>> Start GIVEN DATA

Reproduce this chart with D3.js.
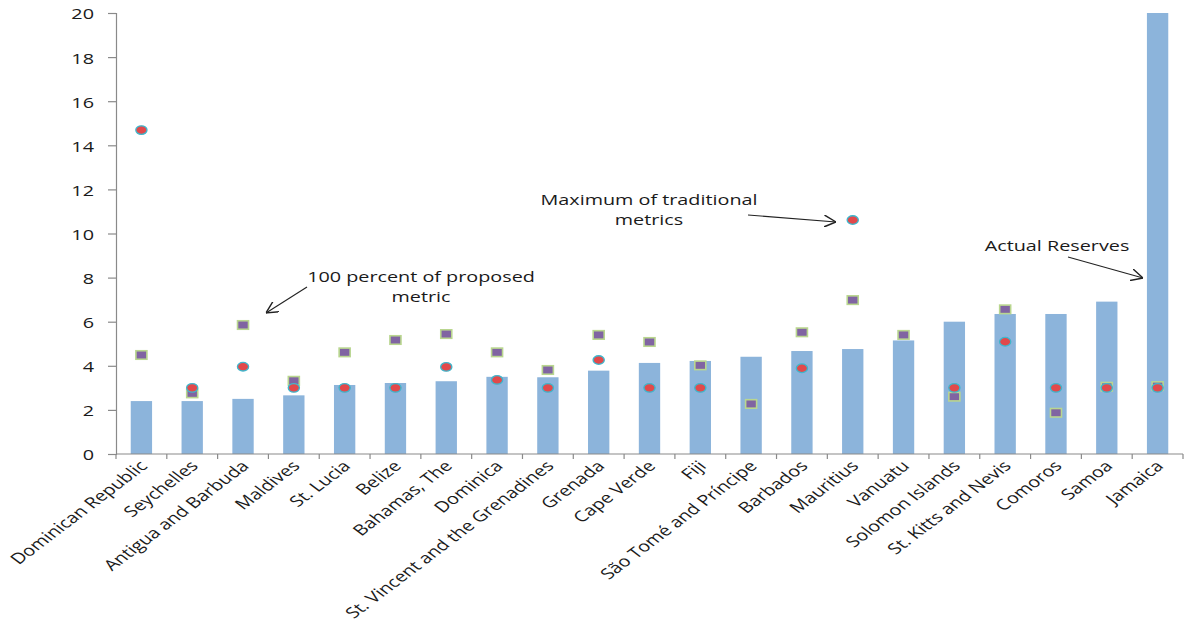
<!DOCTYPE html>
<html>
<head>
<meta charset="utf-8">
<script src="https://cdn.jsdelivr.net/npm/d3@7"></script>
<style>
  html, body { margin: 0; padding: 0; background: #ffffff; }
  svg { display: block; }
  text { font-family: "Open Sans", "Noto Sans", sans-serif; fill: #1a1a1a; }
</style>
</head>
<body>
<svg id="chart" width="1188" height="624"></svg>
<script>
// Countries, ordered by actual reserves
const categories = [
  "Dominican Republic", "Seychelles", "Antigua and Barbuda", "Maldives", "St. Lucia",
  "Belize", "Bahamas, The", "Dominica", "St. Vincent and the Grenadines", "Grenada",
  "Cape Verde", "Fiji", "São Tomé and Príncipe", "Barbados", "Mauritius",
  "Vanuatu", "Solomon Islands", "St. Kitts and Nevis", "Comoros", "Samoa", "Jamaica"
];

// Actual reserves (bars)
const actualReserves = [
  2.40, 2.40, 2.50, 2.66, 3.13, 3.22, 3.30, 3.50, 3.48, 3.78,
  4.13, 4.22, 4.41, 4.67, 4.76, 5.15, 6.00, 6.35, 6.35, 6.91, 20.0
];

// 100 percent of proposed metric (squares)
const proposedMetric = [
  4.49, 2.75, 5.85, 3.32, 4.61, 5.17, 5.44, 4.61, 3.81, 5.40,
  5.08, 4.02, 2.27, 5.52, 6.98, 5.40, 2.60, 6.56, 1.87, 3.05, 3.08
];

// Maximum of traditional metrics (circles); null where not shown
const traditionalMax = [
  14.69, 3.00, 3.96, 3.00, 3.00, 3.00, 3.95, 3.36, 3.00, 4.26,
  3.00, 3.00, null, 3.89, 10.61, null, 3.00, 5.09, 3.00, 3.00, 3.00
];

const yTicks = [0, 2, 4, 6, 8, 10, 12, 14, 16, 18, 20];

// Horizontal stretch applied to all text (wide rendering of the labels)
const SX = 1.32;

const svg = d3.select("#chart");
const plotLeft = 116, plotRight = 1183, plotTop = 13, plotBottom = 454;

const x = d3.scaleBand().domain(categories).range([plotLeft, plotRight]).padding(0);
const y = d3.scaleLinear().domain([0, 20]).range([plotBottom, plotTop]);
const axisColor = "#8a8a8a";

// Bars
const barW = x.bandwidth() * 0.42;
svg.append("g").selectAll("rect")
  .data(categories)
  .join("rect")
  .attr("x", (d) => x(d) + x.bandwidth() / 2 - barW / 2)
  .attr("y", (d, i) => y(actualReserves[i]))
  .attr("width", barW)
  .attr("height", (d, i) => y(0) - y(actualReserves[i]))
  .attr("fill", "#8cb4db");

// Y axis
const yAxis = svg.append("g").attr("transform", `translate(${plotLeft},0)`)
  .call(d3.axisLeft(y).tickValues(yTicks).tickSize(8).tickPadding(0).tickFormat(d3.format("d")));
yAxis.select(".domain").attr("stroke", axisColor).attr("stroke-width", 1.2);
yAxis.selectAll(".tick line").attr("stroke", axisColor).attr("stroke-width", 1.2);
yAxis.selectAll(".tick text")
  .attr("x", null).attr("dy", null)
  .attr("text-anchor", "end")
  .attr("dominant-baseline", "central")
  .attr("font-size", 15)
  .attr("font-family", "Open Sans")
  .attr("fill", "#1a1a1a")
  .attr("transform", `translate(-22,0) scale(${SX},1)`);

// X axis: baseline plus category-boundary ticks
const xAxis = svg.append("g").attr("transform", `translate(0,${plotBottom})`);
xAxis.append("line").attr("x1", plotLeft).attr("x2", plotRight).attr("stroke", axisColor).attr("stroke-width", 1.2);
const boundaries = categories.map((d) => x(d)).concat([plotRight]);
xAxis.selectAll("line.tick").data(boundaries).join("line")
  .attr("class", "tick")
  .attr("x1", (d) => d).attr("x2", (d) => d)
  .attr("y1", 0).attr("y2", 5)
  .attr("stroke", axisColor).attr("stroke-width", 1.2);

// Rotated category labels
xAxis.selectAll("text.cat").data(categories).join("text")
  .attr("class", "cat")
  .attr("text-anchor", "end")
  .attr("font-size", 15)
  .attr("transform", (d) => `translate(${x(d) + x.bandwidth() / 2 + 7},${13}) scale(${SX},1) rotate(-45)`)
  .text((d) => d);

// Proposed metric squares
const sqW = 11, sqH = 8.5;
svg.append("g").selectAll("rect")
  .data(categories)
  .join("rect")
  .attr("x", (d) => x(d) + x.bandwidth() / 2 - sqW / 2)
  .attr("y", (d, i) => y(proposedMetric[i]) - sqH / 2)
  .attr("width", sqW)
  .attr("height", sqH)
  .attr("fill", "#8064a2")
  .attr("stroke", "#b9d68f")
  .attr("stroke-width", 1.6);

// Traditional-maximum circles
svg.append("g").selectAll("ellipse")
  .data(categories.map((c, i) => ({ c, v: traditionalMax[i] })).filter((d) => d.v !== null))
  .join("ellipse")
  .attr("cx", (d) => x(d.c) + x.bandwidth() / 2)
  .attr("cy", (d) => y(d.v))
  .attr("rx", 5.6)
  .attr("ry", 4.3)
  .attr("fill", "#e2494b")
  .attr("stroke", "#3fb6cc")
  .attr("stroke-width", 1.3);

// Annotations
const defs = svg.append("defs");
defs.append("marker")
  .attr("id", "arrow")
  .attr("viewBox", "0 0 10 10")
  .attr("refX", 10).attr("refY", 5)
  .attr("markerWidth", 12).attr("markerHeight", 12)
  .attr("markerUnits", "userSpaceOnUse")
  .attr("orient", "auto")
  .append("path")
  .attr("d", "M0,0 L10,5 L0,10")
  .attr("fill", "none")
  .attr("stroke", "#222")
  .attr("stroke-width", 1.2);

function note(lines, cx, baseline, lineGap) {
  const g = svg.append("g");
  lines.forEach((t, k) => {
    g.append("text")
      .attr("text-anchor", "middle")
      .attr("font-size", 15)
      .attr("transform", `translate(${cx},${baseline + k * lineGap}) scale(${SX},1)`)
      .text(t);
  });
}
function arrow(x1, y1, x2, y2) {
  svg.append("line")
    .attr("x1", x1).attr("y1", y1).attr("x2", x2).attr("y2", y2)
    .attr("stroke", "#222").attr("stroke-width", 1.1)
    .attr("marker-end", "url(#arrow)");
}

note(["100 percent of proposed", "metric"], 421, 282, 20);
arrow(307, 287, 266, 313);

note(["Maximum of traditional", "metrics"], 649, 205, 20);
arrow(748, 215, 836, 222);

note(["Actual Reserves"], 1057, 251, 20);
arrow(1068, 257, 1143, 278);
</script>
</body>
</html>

>> End GIVEN DATA

**WHAT THE TASK ASKS**.
Reproduce the material word for word. Any pictures should be left out of the copy.

**RESPONSE**.
Reproduce this chart with D3.js.
<!DOCTYPE html>
<html>
<head>
<meta charset="utf-8">
<script src="https://cdn.jsdelivr.net/npm/d3@7"></script>
<style>
  html, body { margin: 0; padding: 0; background: #ffffff; }
  svg { display: block; }
  text { font-family: "Open Sans", "Noto Sans", sans-serif; fill: #1a1a1a; }
</style>
</head>
<body>
<svg id="chart" width="1188" height="624"></svg>
<script>
// Countries, ordered by actual reserves
const categories = [
  "Dominican Republic", "Seychelles", "Antigua and Barbuda", "Maldives", "St. Lucia",
  "Belize", "Bahamas, The", "Dominica", "St. Vincent and the Grenadines", "Grenada",
  "Cape Verde", "Fiji", "São Tomé and Príncipe", "Barbados", "Mauritius",
  "Vanuatu", "Solomon Islands", "St. Kitts and Nevis", "Comoros", "Samoa", "Jamaica"
];

// Actual reserves (bars)
const actualReserves = [
  2.40, 2.40, 2.50, 2.66, 3.13, 3.22, 3.30, 3.50, 3.48, 3.78,
  4.13, 4.22, 4.41, 4.67, 4.76, 5.15, 6.00, 6.35, 6.35, 6.91, 20.0
];

// 100 percent of proposed metric (squares)
const proposedMetric = [
  4.49, 2.75, 5.85, 3.32, 4.61, 5.17, 5.44, 4.61, 3.81, 5.40,
  5.08, 4.02, 2.27, 5.52, 6.98, 5.40, 2.60, 6.56, 1.87, 3.05, 3.08
];

// Maximum of traditional metrics (circles); null where not shown
const traditionalMax = [
  14.69, 3.00, 3.96, 3.00, 3.00, 3.00, 3.95, 3.36, 3.00, 4.26,
  3.00, 3.00, null, 3.89, 10.61, null, 3.00, 5.09, 3.00, 3.00, 3.00
];

const yTicks = [0, 2, 4, 6, 8, 10, 12, 14, 16, 18, 20];

// Horizontal stretch applied to all text (wide rendering of the labels)
const SX = 1.32;

const svg = d3.select("#chart");
const plotLeft = 116, plotRight = 1183, plotTop = 13, plotBottom = 454;

const x = d3.scaleBand().domain(categories).range([plotLeft, plotRight]).padding(0);
const y = d3.scaleLinear().domain([0, 20]).range([plotBottom, plotTop]);
const axisColor = "#8a8a8a";

// Bars
const barW = x.bandwidth() * 0.42;
svg.append("g").selectAll("rect")
  .data(categories)
  .join("rect")
  .attr("x", (d) => x(d) + x.bandwidth() / 2 - barW / 2)
  .attr("y", (d, i) => y(actualReserves[i]))
  .attr("width", barW)
  .attr("height", (d, i) => y(0) - y(actualReserves[i]))
  .attr("fill", "#8cb4db");

// Y axis
const yAxis = svg.append("g").attr("transform", `translate(${plotLeft},0)`)
  .call(d3.axisLeft(y).tickValues(yTicks).tickSize(8).tickPadding(0).tickFormat(d3.format("d")));
yAxis.select(".domain").attr("stroke", axisColor).attr("stroke-width", 1.2);
yAxis.selectAll(".tick line").attr("stroke", axisColor).attr("stroke-width", 1.2);
yAxis.selectAll(".tick text")
  .attr("x", null).attr("dy", null)
  .attr("text-anchor", "end")
  .attr("dominant-baseline", "central")
  .attr("font-size", 15)
  .attr("font-family", "Open Sans")
  .attr("fill", "#1a1a1a")
  .attr("transform", `translate(-22,0) scale(${SX},1)`);

// X axis: baseline plus category-boundary ticks
const xAxis = svg.append("g").attr("transform", `translate(0,${plotBottom})`);
xAxis.append("line").attr("x1", plotLeft).attr("x2", plotRight).attr("stroke", axisColor).attr("stroke-width", 1.2);
const boundaries = categories.map((d) => x(d)).concat([plotRight]);
xAxis.selectAll("line.tick").data(boundaries).join("line")
  .attr("class", "tick")
  .attr("x1", (d) => d).attr("x2", (d) => d)
  .attr("y1", 0).attr("y2", 5)
  .attr("stroke", axisColor).attr("stroke-width", 1.2);

// Rotated category labels
xAxis.selectAll("text.cat").data(categories).join("text")
  .attr("class", "cat")
  .attr("text-anchor", "end")
  .attr("font-size", 15)
  .attr("transform", (d) => `translate(${x(d) + x.bandwidth() / 2 + 7},${13}) scale(${SX},1) rotate(-45)`)
  .text((d) => d);

// Proposed metric squares
const sqW = 11, sqH = 8.5;
svg.append("g").selectAll("rect")
  .data(categories)
  .join("rect")
  .attr("x", (d) => x(d) + x.bandwidth() / 2 - sqW / 2)
  .attr("y", (d, i) => y(proposedMetric[i]) - sqH / 2)
  .attr("width", sqW)
  .attr("height", sqH)
  .attr("fill", "#8064a2")
  .attr("stroke", "#b9d68f")
  .attr("stroke-width", 1.6);

// Traditional-maximum circles
svg.append("g").selectAll("ellipse")
  .data(categories.map((c, i) => ({ c, v: traditionalMax[i] })).filter((d) => d.v !== null))
  .join("ellipse")
  .attr("cx", (d) => x(d.c) + x.bandwidth() / 2)
  .attr("cy", (d) => y(d.v))
  .attr("rx", 5.6)
  .attr("ry", 4.3)
  .attr("fill", "#e2494b")
  .attr("stroke", "#3fb6cc")
  .attr("stroke-width", 1.3);

// Annotations
const defs = svg.append("defs");
defs.append("marker")
  .attr("id", "arrow")
  .attr("viewBox", "0 0 10 10")
  .attr("refX", 10).attr("refY", 5)
  .attr("markerWidth", 12).attr("markerHeight", 12)
  .attr("markerUnits", "userSpaceOnUse")
  .attr("orient", "auto")
  .append("path")
  .attr("d", "M0,0 L10,5 L0,10")
  .attr("fill", "none")
  .attr("stroke", "#222")
  .attr("stroke-width", 1.2);

function note(lines, cx, baseline, lineGap) {
  const g = svg.append("g");
  lines.forEach((t, k) => {
    g.append("text")
      .attr("text-anchor", "middle")
      .attr("font-size", 15)
      .attr("transform", `translate(${cx},${baseline + k * lineGap}) scale(${SX},1)`)
      .text(t);
  });
}
function arrow(x1, y1, x2, y2) {
  svg.append("line")
    .attr("x1", x1).attr("y1", y1).attr("x2", x2).attr("y2", y2)
    .attr("stroke", "#222").attr("stroke-width", 1.1)
    .attr("marker-end", "url(#arrow)");
}

note(["100 percent of proposed", "metric"], 421, 282, 20);
arrow(307, 287, 266, 313);

note(["Maximum of traditional", "metrics"], 649, 205, 20);
arrow(748, 215, 836, 222);

note(["Actual Reserves"], 1057, 251, 20);
arrow(1068, 257, 1143, 278);
</script>
</body>
</html>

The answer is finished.